OpenAI flipped a switch today that changes what ChatGPT actually is. The company launched Workspace Agents in research preview, and the short version is this: ChatGPT stopped being a chatbot and became something much closer to an autonomous employee.

This is not a minor update. It matters for small businesses in a very practical way. Here is what happened and what you should do about it.

What Workspace Agents Actually Do

Regular ChatGPT waits for you to ask it something, then answers. Workspace Agents do not wait. They run on a schedule, watch for triggers, pull data from connected apps, take actions across tools, and keep going even when you close the browser.

OpenAI is calling this "an evolution of GPTs." The key difference is that these agents are designed for teams, not individuals. Each agent has its own persistent workspace with file access, memory, connected tools, and the ability to write and run code. They can be hooked directly into Slack, where they pick up requests on their own.

The examples OpenAI shared publicly are telling. A "Lead Outreach Agent" researches incoming leads, scores them, drafts personalized follow-up emails, and updates your CRM automatically. A "Weekly Metrics Reporter" pulls data every Friday, builds charts, and sends a report to the team without anyone touching it. A "Product Feedback Router" watches Slack and support channels, converting feedback into prioritized tickets and weekly summaries.

For a small business, that is three full workflows you no longer have to run manually.

How You Set One Up

Building an agent is closer to describing a workflow than writing code. You describe a recurring process in plain language, or upload a file explaining it, and ChatGPT builds the agent: defining steps, connecting tools, adding skills, and testing the result. OpenAI also offers pre-built templates for finance, sales, and marketing to get you started faster.

Agents can connect to third-party apps including Slack, and more integrations are expected as the research preview matures. Existing custom GPTs are not being killed off; OpenAI says a conversion tool to upgrade them into full Workspace Agents is in progress.

The Pricing Window You Should Not Miss

Right now, Workspace Agents are free during research preview. Access is available on ChatGPT Business, Enterprise, Edu, and Teachers plans.

That changes on May 6, 2026, when OpenAI switches to credit-based pricing. The exact cost per credit has not been announced, but the pattern is consistent with their other API-adjacent products: the earlier you experiment and understand what you actually need, the less you pay when the meter starts running.

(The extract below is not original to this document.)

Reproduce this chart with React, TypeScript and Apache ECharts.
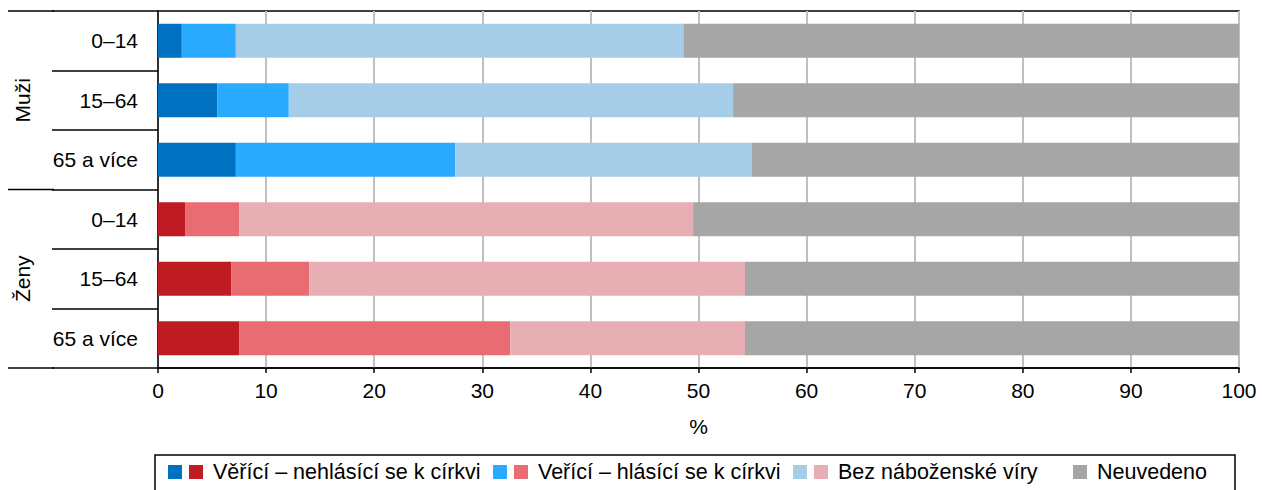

If you are already on a ChatGPT Business plan, you have roughly 12 days to build agents, test them against real workflows, and figure out which ones actually save you meaningful time. That is the only honest way to evaluate whether the cost-per-credit model will pencil out for your operation.

What This Means for Small Business Owners

The honest read: this is the most significant shift in what AI tools can do for small teams since the original GPT-4 launch. The gap between "AI assistant" and "automated workflow" just narrowed considerably.

The practical read: most small businesses are not running sophisticated enough tooling yet to take full advantage of multi-app agents on day one. But the lead outreach and reporting use cases are accessible right now without complex integrations. Those alone are worth the time investment this week.

The cautionary read: agents that act autonomously can also make mistakes autonomously. OpenAI built in approval checkpoints for high-stakes decisions, and you should use them. Start with agents that surface recommendations and ask for a human sign-off before they send emails or update records.

The free window is short. The upside is real. Build something this week.